*Short problem*: Reproduce the material below line by line, beginning with its first line and ending with the line that contains "width=1pt,minimum width=495pt,minimum height=142pt,anchor=north"; leave out pictures.
+===+
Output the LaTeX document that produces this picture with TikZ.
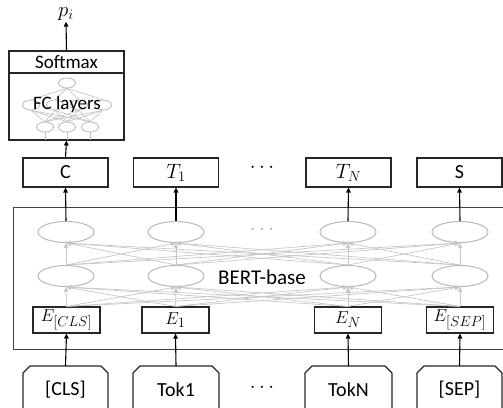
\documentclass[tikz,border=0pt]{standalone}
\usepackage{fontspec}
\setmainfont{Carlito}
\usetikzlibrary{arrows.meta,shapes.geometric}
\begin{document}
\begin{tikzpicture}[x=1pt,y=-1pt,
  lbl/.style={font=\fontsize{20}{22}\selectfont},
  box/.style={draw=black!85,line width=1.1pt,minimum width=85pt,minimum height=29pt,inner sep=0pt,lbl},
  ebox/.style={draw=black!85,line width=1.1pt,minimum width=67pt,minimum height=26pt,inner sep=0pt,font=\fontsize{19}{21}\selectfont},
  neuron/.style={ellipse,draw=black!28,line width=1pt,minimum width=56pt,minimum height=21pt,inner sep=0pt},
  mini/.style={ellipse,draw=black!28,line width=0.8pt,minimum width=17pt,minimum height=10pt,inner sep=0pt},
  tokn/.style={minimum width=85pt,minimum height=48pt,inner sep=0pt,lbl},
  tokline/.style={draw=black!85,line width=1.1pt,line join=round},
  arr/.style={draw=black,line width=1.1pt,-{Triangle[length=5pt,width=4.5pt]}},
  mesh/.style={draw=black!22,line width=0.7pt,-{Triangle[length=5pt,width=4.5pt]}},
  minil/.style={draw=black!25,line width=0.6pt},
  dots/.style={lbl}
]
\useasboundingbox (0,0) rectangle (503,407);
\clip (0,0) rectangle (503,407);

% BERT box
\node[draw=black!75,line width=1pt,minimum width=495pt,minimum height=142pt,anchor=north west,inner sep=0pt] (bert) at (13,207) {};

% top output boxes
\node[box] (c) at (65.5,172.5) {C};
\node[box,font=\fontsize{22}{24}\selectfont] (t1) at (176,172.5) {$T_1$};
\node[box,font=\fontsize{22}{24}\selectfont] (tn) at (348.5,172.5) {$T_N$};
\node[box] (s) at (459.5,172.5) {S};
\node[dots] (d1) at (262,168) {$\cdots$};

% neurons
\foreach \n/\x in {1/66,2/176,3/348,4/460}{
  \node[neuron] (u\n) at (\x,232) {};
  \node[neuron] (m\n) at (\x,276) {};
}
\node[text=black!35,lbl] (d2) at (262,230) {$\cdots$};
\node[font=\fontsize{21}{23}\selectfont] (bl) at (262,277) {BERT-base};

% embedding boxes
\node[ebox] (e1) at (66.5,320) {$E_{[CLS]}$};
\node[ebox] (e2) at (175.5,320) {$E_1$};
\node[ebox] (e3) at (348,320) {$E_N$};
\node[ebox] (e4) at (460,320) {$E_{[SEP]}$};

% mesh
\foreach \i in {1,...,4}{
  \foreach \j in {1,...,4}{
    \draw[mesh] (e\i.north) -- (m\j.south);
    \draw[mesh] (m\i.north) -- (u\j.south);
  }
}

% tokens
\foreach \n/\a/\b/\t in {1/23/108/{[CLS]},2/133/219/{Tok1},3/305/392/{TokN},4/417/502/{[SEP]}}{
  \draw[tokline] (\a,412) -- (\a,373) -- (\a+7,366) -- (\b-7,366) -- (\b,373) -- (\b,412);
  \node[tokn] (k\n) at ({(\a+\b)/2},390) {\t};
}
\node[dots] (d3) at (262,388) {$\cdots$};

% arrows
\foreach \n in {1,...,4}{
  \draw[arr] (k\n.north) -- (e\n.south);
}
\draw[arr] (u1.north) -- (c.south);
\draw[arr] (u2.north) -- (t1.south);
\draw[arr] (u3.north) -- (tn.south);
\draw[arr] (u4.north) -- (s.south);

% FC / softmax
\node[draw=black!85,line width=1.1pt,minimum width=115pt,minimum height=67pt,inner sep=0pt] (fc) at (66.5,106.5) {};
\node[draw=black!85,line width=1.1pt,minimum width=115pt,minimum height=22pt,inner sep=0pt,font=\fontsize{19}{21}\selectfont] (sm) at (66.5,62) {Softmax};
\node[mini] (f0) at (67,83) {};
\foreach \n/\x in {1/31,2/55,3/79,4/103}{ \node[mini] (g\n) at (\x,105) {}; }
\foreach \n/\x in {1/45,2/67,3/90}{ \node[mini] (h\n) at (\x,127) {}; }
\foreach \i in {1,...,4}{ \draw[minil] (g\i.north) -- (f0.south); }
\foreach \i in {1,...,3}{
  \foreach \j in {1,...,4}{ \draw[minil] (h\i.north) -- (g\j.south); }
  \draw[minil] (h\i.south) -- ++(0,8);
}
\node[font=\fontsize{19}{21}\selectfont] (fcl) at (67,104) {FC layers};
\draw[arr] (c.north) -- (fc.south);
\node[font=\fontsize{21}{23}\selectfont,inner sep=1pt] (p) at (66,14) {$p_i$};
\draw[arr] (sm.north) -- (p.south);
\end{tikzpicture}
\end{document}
+===+
*Response to this exercise*:
Output the LaTeX document that produces this picture with TikZ.
\documentclass[tikz,border=0pt]{standalone}
\usepackage{fontspec}
\setmainfont{Carlito}
\usetikzlibrary{arrows.meta,shapes.geometric}
\begin{document}
\begin{tikzpicture}[x=1pt,y=-1pt,
  lbl/.style={font=\fontsize{20}{22}\selectfont},
  box/.style={draw=black!85,line width=1.1pt,minimum width=85pt,minimum height=29pt,inner sep=0pt,lbl},
  ebox/.style={draw=black!85,line width=1.1pt,minimum width=67pt,minimum height=26pt,inner sep=0pt,font=\fontsize{19}{21}\selectfont},
  neuron/.style={ellipse,draw=black!28,line width=1pt,minimum width=56pt,minimum height=21pt,inner sep=0pt},
  mini/.style={ellipse,draw=black!28,line width=0.8pt,minimum width=17pt,minimum height=10pt,inner sep=0pt},
  tokn/.style={minimum width=85pt,minimum height=48pt,inner sep=0pt,lbl},
  tokline/.style={draw=black!85,line width=1.1pt,line join=round},
  arr/.style={draw=black,line width=1.1pt,-{Triangle[length=5pt,width=4.5pt]}},
  mesh/.style={draw=black!22,line width=0.7pt,-{Triangle[length=5pt,width=4.5pt]}},
  minil/.style={draw=black!25,line width=0.6pt},
  dots/.style={lbl}
]
\useasboundingbox (0,0) rectangle (503,407);
\clip (0,0) rectangle (503,407);

% BERT box
\node[draw=black!75,line width=1pt,minimum width=495pt,minimum height=142pt,anchor=north west,inner sep=0pt] (bert) at (13,207) {};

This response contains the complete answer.